» GIVEN PROBLEM
Reproduce exactly the lines starting at the line that contains "Output the component" and ending at the line that contains "Chart.register(...registerables);". Omit pictures.

» THE DATA
== == ==

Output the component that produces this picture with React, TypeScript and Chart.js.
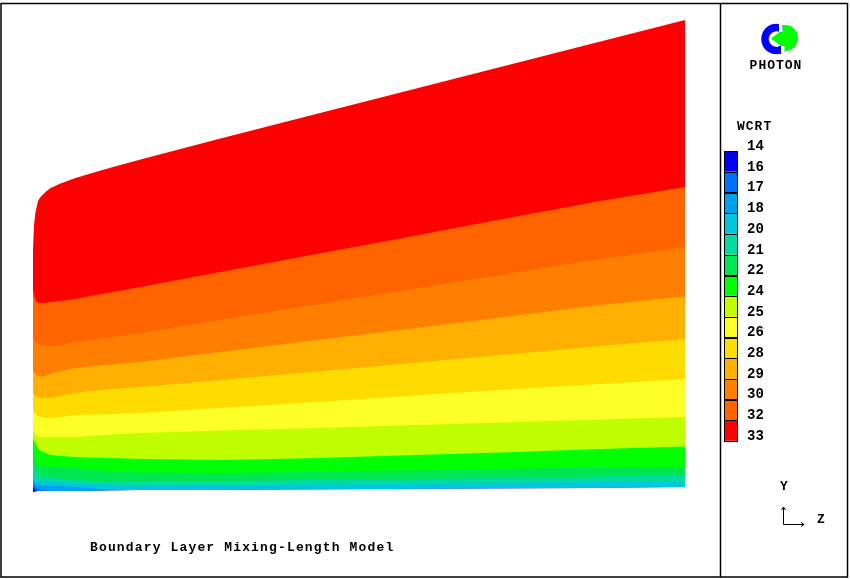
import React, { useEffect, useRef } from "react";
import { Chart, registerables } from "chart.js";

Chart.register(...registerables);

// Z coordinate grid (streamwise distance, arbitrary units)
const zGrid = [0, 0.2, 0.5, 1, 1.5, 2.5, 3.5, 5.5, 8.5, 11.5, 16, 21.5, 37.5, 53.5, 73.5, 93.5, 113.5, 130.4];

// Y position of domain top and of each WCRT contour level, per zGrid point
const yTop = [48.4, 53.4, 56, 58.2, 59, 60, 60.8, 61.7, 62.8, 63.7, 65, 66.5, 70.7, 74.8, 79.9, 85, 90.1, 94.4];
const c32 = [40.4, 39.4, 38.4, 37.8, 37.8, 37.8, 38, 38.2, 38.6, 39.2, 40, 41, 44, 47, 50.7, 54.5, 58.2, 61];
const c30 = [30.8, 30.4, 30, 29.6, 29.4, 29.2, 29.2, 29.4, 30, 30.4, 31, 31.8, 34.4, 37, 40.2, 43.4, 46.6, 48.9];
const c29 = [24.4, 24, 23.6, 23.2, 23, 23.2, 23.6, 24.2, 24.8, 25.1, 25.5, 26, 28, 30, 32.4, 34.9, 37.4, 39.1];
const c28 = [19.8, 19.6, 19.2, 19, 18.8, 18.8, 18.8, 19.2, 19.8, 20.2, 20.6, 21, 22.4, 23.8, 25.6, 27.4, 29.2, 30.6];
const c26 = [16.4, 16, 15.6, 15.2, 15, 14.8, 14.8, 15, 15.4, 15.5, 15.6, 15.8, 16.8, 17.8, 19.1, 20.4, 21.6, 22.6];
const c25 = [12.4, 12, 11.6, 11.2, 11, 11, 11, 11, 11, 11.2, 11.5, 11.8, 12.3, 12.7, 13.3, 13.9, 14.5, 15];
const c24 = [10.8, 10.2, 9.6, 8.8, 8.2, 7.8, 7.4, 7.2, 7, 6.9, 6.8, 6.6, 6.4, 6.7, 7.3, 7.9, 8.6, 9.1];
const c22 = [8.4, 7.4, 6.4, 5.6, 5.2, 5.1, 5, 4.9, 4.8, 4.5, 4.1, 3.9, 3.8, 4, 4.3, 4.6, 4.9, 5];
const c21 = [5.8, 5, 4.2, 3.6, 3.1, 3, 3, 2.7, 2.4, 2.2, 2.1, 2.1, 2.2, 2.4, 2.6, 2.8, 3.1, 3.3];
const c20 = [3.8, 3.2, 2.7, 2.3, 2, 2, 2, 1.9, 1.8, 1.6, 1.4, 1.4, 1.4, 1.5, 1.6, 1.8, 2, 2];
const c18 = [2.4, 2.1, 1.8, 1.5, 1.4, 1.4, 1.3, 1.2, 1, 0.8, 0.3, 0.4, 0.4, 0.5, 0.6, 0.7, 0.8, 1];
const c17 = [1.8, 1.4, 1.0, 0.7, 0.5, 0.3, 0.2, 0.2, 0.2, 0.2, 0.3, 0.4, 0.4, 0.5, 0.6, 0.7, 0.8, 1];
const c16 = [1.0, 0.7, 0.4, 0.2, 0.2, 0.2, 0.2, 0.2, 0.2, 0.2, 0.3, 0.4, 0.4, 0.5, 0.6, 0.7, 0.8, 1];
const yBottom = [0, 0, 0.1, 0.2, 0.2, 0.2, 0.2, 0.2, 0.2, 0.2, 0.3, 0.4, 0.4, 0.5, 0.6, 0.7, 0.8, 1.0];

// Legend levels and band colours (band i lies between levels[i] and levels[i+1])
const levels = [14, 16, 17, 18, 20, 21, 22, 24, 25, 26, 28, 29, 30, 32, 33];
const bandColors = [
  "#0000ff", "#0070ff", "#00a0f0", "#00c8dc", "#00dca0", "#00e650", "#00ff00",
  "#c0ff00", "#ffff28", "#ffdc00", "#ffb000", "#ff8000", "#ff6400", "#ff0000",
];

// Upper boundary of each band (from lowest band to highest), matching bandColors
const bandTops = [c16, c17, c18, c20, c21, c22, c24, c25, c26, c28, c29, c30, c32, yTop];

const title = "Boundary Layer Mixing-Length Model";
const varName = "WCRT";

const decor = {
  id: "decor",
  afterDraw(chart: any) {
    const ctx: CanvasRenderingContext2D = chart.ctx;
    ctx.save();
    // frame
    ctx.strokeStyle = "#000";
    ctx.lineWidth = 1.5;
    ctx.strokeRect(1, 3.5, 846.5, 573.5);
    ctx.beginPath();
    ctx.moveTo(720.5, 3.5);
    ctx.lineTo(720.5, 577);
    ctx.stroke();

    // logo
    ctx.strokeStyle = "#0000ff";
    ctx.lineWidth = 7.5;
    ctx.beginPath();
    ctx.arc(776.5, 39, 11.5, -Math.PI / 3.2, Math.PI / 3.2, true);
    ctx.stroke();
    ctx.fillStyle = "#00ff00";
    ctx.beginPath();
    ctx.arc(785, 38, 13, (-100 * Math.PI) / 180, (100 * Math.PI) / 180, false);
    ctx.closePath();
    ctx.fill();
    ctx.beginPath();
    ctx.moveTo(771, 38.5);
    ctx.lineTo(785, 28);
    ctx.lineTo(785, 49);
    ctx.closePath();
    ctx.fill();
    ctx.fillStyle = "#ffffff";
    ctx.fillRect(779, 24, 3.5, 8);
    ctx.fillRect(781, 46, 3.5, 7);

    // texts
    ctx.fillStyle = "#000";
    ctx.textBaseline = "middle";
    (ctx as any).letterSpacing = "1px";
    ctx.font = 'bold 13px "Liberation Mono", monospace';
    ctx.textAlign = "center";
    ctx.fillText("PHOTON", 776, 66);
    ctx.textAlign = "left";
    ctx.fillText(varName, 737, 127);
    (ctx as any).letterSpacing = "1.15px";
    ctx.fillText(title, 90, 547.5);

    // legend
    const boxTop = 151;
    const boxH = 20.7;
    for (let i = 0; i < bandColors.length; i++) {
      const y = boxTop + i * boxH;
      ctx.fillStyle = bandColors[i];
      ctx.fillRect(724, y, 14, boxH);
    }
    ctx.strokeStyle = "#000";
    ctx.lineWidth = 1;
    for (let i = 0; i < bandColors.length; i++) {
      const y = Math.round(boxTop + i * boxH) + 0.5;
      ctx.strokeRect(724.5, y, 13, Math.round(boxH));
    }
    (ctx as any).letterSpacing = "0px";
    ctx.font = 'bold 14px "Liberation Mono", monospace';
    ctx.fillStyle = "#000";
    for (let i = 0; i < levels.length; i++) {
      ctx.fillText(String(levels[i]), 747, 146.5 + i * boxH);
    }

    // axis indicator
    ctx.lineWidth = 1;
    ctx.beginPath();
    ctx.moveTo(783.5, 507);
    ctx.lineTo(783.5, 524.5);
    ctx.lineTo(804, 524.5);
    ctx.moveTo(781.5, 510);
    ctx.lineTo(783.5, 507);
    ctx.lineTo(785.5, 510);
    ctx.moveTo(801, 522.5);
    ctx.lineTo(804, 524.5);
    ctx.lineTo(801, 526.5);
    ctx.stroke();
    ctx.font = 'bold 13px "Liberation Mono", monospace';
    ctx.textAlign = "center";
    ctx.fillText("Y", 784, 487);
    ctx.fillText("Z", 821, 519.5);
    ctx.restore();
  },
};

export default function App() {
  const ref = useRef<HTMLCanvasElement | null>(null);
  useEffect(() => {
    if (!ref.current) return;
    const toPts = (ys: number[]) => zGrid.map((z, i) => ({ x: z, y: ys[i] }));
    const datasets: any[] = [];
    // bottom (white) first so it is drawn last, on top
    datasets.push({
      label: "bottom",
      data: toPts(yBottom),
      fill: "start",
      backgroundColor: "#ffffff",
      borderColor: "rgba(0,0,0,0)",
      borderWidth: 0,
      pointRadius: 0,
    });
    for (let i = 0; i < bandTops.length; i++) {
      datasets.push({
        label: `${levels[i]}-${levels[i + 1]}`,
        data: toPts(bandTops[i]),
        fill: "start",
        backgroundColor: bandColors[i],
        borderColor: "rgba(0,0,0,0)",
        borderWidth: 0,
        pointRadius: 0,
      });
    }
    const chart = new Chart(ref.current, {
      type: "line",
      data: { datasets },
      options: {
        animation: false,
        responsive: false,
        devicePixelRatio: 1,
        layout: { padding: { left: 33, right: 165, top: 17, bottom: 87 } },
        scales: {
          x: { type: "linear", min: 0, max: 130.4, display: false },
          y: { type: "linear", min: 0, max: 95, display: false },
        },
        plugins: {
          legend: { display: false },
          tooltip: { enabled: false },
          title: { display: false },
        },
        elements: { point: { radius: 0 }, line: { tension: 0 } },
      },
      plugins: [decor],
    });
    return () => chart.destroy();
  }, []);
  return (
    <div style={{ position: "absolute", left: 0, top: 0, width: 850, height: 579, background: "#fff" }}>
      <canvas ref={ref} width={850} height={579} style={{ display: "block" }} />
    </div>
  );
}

== == ==

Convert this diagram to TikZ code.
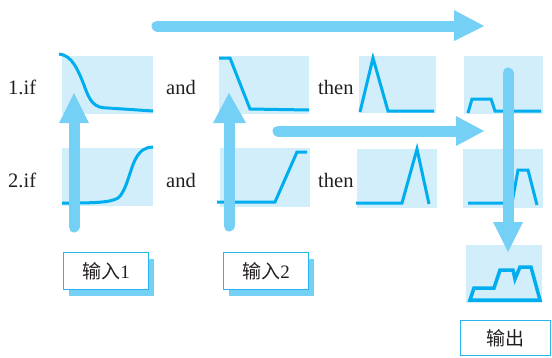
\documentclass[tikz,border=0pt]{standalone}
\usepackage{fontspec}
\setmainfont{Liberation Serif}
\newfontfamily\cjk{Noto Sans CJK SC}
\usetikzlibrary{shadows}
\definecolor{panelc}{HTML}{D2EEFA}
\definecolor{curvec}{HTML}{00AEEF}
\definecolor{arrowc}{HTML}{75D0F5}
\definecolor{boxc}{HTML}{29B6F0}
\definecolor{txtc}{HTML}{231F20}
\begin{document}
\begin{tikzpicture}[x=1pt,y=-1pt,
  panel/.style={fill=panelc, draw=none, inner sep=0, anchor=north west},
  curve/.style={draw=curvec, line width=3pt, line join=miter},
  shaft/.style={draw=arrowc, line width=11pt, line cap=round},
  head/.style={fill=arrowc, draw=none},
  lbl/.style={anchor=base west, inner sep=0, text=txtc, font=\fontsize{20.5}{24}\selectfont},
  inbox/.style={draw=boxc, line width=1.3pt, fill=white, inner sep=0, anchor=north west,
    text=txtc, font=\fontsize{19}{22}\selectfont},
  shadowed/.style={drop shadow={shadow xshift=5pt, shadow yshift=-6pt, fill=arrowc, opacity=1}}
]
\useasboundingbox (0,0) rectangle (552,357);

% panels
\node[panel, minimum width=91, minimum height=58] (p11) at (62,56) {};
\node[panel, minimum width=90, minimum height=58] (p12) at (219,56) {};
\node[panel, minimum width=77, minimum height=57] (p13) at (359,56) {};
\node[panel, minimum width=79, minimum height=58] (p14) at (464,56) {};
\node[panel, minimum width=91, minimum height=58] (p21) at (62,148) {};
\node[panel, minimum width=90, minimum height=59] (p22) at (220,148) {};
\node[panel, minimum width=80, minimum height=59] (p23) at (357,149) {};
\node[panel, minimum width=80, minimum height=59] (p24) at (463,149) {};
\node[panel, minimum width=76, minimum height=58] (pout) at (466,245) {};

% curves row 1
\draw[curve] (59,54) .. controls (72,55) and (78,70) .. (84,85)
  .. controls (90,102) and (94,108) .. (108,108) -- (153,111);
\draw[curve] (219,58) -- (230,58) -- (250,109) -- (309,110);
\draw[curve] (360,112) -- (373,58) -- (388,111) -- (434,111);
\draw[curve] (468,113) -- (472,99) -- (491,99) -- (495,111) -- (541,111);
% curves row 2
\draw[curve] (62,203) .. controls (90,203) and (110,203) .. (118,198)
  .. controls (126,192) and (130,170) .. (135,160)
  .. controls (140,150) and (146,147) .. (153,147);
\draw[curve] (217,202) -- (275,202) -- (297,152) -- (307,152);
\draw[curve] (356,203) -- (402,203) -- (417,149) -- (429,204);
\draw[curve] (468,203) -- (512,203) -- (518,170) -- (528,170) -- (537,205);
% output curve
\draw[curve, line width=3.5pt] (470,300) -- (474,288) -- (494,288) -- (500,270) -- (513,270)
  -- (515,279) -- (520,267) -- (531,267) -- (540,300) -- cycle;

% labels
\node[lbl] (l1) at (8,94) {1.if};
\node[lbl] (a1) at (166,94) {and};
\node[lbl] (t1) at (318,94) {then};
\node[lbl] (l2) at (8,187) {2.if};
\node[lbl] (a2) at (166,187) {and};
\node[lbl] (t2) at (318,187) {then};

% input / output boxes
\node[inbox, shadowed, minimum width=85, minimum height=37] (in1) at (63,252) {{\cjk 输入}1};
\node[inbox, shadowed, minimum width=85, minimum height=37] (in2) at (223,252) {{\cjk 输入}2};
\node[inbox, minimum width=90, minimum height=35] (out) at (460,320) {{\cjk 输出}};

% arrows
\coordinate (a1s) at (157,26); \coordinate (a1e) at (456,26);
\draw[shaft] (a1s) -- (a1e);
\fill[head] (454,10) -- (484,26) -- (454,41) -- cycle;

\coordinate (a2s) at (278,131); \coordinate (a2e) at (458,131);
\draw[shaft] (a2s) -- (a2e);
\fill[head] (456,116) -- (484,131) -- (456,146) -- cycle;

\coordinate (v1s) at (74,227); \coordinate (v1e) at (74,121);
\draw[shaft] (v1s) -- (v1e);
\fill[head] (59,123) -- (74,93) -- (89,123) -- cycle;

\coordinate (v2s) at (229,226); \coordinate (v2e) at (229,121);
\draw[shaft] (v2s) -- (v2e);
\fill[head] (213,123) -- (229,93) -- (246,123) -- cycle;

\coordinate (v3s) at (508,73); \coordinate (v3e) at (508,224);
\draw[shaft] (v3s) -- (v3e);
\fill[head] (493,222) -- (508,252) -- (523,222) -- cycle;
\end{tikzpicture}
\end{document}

== == ==

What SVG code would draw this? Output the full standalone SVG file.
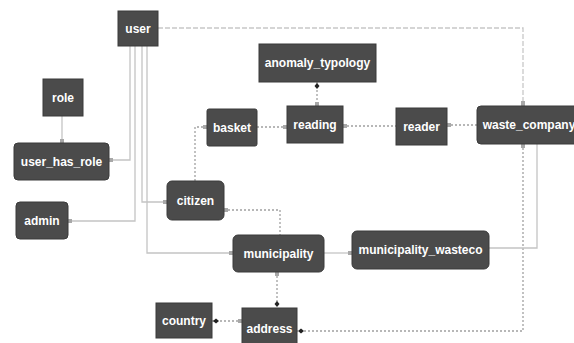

== == ==

» TASK ANSWER
Output the component that produces this picture with React, TypeScript and Chart.js.
import React, { useEffect, useRef } from "react";
import { Chart, registerables } from "chart.js";

Chart.register(...registerables);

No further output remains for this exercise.